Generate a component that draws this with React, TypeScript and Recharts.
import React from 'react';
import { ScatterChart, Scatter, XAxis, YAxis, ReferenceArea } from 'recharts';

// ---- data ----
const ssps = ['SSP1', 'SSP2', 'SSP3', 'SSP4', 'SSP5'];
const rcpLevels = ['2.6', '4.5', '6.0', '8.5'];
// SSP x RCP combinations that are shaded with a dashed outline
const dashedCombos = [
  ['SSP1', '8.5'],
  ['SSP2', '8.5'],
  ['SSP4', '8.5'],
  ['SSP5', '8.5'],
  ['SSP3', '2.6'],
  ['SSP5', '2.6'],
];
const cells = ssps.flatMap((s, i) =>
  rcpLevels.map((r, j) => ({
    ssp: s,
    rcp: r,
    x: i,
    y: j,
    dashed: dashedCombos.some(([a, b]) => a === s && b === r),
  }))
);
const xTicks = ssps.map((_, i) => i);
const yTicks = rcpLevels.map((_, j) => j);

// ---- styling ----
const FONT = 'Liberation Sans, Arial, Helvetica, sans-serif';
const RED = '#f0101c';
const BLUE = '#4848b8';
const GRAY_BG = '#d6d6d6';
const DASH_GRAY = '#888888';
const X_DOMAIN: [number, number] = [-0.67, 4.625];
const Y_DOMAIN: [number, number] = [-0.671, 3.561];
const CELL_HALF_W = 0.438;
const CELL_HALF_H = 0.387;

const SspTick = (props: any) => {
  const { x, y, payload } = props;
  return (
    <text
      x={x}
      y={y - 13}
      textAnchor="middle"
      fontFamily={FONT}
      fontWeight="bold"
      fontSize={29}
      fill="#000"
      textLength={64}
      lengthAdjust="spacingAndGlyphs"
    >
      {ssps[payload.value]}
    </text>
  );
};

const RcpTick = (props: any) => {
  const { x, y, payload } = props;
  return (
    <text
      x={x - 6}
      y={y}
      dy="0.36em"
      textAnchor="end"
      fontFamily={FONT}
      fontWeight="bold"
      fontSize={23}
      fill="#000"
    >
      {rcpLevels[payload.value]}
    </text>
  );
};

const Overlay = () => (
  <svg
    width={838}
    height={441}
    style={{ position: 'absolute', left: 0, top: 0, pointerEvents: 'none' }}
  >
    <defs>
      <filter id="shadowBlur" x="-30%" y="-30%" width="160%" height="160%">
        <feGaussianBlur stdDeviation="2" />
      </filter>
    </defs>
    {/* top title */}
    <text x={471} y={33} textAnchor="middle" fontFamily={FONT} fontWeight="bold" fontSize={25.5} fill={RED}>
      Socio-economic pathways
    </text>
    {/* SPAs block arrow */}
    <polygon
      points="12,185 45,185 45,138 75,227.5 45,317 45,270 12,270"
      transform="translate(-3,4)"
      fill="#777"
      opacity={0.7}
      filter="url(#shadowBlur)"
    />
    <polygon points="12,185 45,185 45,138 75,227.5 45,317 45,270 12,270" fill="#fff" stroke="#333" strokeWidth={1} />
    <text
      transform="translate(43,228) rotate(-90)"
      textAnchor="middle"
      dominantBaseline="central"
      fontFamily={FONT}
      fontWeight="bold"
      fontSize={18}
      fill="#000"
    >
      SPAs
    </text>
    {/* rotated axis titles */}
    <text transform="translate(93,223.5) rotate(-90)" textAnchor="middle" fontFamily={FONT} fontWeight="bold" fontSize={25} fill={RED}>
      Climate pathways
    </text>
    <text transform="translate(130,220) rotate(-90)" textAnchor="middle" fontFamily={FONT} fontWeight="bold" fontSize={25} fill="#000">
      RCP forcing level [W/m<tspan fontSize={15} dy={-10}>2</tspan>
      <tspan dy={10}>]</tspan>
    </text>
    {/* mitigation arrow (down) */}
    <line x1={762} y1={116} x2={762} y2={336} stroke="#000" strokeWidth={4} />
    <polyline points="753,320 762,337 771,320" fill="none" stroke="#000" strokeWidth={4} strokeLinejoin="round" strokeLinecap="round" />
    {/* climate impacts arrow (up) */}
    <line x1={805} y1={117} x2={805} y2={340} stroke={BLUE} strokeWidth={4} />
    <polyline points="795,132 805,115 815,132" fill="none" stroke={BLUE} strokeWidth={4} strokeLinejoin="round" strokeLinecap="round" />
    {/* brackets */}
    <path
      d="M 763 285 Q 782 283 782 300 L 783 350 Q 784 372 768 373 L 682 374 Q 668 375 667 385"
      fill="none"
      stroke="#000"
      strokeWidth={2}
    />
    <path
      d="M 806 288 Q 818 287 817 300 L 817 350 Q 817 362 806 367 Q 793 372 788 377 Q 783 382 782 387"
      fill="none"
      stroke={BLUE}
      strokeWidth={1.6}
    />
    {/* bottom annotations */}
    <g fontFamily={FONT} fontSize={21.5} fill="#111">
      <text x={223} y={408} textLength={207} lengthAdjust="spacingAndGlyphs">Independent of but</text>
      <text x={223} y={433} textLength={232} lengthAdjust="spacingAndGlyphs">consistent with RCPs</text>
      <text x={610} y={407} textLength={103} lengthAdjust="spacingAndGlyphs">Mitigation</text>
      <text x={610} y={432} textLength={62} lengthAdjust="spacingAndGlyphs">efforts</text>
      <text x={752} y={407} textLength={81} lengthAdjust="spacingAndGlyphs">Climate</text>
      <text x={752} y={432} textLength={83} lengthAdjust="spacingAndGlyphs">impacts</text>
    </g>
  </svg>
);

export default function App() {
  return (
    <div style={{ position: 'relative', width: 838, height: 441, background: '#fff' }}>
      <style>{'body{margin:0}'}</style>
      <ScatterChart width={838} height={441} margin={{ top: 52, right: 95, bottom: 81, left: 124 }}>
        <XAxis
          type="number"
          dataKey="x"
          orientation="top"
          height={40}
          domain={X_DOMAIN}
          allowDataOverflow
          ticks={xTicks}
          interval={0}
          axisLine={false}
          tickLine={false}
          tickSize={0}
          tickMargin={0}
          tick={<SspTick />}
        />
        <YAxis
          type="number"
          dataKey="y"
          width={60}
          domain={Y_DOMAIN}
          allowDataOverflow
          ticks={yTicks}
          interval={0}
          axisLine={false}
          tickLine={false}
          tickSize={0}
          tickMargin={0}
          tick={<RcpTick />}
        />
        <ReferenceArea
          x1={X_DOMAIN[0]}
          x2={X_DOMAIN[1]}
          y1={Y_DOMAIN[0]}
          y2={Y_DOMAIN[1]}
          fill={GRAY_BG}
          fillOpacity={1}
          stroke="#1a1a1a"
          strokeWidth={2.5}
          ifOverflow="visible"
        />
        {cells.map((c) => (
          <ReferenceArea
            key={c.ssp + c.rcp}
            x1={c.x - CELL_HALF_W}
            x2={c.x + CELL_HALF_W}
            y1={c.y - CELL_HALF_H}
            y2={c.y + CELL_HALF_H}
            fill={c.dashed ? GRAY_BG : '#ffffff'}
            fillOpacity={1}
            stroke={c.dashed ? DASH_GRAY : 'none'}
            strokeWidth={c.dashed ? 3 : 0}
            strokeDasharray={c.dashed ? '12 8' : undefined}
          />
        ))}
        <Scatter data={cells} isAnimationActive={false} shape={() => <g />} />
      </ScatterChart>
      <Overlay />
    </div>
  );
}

▬▬▬

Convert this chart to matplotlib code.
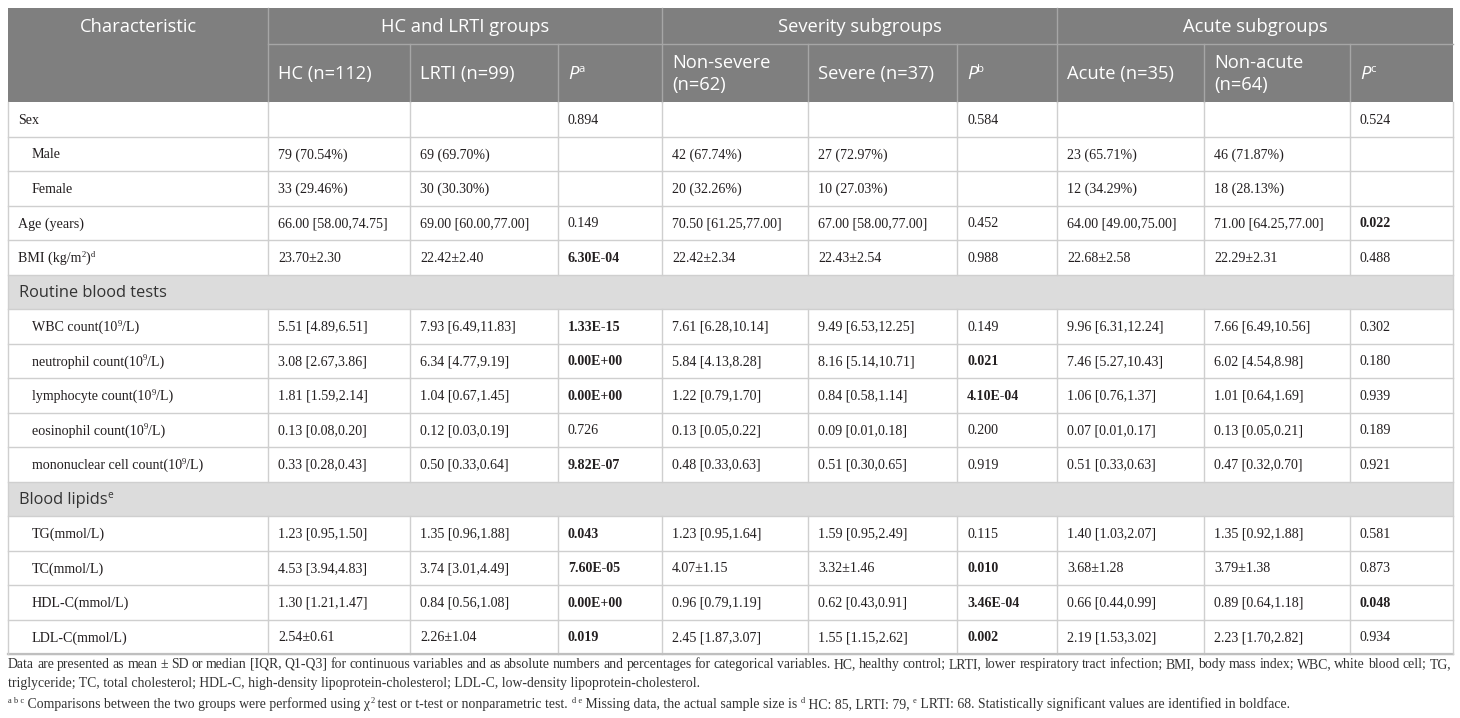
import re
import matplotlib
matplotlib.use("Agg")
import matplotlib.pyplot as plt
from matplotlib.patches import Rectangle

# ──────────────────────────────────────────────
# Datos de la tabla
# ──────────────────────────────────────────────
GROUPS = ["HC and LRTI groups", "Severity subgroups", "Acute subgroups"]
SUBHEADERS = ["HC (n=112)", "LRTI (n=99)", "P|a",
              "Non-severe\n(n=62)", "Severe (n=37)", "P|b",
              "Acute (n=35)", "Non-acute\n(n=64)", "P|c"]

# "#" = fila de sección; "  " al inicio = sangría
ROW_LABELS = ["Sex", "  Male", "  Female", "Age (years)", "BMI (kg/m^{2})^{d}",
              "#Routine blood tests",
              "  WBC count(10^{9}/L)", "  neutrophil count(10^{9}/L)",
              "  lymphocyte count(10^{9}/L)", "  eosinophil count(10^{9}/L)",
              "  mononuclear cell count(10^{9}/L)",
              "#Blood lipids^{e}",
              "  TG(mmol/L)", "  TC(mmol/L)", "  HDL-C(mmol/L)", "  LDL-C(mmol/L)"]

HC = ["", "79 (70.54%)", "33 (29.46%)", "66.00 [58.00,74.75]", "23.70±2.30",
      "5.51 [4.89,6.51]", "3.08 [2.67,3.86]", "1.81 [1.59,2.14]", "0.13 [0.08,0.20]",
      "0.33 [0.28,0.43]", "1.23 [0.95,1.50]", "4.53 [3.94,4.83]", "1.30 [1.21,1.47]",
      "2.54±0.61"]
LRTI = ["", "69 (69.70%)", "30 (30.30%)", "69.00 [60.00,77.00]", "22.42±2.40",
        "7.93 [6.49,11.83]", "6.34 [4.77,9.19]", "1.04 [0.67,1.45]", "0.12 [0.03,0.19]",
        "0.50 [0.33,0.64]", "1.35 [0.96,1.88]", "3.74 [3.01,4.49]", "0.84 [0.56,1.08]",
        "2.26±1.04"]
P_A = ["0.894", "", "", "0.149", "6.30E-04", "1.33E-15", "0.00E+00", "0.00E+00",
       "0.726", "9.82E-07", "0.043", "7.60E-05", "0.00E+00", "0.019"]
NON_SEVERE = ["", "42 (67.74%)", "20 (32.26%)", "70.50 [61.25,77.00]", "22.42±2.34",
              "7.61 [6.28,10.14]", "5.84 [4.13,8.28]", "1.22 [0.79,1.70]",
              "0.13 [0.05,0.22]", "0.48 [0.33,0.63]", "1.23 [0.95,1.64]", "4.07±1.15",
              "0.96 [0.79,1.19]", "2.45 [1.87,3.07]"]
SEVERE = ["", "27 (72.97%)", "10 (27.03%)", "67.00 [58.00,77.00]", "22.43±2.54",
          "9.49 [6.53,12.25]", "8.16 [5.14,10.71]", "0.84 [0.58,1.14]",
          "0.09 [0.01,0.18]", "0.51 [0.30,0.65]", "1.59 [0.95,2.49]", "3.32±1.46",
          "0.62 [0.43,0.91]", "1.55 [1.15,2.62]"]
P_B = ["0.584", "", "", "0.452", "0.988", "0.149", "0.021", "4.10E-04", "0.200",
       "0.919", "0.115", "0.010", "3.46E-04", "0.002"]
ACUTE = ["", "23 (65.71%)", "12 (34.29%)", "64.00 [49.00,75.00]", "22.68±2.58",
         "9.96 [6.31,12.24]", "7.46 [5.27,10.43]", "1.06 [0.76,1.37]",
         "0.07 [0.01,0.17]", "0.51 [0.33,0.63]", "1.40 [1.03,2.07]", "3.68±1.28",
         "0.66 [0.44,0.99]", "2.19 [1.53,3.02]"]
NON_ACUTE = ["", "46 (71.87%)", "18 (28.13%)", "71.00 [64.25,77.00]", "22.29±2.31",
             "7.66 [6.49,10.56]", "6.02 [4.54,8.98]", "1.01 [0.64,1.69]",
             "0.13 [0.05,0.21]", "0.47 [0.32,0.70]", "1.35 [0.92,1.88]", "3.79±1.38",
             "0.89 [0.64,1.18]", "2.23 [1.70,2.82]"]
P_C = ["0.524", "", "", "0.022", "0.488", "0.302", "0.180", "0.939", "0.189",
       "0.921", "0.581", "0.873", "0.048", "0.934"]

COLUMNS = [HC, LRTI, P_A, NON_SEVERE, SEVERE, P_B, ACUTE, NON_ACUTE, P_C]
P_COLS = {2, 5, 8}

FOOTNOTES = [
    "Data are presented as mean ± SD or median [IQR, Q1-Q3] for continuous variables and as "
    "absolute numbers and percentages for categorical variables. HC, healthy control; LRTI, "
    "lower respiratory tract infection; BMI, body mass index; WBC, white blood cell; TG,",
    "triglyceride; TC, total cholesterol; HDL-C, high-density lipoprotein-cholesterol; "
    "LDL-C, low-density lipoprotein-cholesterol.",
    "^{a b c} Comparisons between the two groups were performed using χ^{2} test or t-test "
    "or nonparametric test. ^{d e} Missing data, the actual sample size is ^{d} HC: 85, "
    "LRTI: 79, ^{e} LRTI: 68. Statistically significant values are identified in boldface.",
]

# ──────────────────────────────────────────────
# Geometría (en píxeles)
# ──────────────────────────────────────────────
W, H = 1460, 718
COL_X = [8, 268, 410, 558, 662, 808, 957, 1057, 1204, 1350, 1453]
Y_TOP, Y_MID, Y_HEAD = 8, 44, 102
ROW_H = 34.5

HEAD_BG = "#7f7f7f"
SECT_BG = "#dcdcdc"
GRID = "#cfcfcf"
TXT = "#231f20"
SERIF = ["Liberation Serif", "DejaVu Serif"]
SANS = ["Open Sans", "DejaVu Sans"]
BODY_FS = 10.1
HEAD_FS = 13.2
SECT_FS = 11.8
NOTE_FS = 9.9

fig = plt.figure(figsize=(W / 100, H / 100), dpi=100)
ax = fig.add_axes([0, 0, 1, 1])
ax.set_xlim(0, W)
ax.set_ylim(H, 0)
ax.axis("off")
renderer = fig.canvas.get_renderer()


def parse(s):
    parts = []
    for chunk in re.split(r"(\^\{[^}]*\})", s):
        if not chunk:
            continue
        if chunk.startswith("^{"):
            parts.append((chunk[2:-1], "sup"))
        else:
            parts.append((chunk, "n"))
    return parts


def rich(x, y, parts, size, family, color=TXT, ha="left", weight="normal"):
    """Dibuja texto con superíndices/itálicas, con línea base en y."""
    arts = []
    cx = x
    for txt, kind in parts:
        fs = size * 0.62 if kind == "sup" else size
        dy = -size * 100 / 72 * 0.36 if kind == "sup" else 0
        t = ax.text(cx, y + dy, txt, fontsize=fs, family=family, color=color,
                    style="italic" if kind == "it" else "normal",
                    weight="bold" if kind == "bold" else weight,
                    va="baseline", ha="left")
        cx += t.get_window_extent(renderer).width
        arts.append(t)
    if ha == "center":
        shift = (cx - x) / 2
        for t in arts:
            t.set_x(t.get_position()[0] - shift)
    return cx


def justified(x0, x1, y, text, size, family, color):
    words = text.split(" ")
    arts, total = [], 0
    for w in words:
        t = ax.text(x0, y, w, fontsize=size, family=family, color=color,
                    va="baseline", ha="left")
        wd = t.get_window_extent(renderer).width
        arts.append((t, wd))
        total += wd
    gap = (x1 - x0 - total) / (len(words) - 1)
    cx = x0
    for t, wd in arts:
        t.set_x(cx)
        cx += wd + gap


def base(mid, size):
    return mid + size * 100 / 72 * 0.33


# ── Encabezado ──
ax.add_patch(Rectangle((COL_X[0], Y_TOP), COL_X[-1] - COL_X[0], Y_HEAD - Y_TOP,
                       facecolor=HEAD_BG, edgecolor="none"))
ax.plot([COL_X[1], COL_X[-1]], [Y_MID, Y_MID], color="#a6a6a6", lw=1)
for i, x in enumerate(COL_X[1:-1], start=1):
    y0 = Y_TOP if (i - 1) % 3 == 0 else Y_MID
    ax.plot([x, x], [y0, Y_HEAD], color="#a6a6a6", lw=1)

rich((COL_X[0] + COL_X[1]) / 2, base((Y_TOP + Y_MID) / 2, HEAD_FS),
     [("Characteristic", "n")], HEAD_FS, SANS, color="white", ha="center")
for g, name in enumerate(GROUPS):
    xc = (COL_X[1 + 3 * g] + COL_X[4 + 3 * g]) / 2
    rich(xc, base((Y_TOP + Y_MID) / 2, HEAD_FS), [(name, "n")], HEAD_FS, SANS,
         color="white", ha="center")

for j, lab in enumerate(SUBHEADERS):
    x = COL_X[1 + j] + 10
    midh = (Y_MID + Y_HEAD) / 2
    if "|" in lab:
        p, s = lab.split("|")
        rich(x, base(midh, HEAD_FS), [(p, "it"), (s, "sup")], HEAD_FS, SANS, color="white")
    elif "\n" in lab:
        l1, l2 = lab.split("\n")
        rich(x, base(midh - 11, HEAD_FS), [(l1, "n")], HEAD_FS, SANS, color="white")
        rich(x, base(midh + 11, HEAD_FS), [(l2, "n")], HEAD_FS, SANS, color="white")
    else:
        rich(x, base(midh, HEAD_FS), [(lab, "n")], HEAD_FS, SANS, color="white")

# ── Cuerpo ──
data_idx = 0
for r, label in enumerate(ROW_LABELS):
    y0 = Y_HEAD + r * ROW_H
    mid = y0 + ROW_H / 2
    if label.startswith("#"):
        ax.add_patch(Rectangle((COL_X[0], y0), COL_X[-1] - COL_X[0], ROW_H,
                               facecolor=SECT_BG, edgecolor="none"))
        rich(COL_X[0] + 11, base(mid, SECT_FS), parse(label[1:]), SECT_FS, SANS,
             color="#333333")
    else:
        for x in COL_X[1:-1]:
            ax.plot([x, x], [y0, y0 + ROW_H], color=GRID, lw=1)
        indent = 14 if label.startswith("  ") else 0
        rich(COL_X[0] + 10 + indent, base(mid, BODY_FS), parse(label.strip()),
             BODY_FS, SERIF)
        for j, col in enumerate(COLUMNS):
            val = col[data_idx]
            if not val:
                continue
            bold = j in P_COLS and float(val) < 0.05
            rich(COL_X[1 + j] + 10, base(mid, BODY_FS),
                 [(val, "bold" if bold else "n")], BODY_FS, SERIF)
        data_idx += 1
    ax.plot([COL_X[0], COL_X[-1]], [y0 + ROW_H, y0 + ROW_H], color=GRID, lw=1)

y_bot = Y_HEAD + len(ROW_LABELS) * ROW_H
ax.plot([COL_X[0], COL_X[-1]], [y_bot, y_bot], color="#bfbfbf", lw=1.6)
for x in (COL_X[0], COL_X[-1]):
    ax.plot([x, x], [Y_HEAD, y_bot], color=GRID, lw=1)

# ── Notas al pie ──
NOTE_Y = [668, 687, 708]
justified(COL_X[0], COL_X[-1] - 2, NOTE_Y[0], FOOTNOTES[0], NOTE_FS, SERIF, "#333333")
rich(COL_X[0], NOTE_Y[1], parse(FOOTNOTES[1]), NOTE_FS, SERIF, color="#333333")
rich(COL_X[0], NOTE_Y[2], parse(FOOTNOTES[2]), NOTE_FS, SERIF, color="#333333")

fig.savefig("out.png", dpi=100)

▬▬▬

[Required work] Look above for the line containing "Convert this chart to matplotlib code.", then write out every line from there down to the line containing "from matplotlib.patches import Rectangle", that line included, with no pictures.

[Answer to the exercise]
Convert this chart to matplotlib code.
import re
import matplotlib
matplotlib.use("Agg")
import matplotlib.pyplot as plt
from matplotlib.patches import Rectangle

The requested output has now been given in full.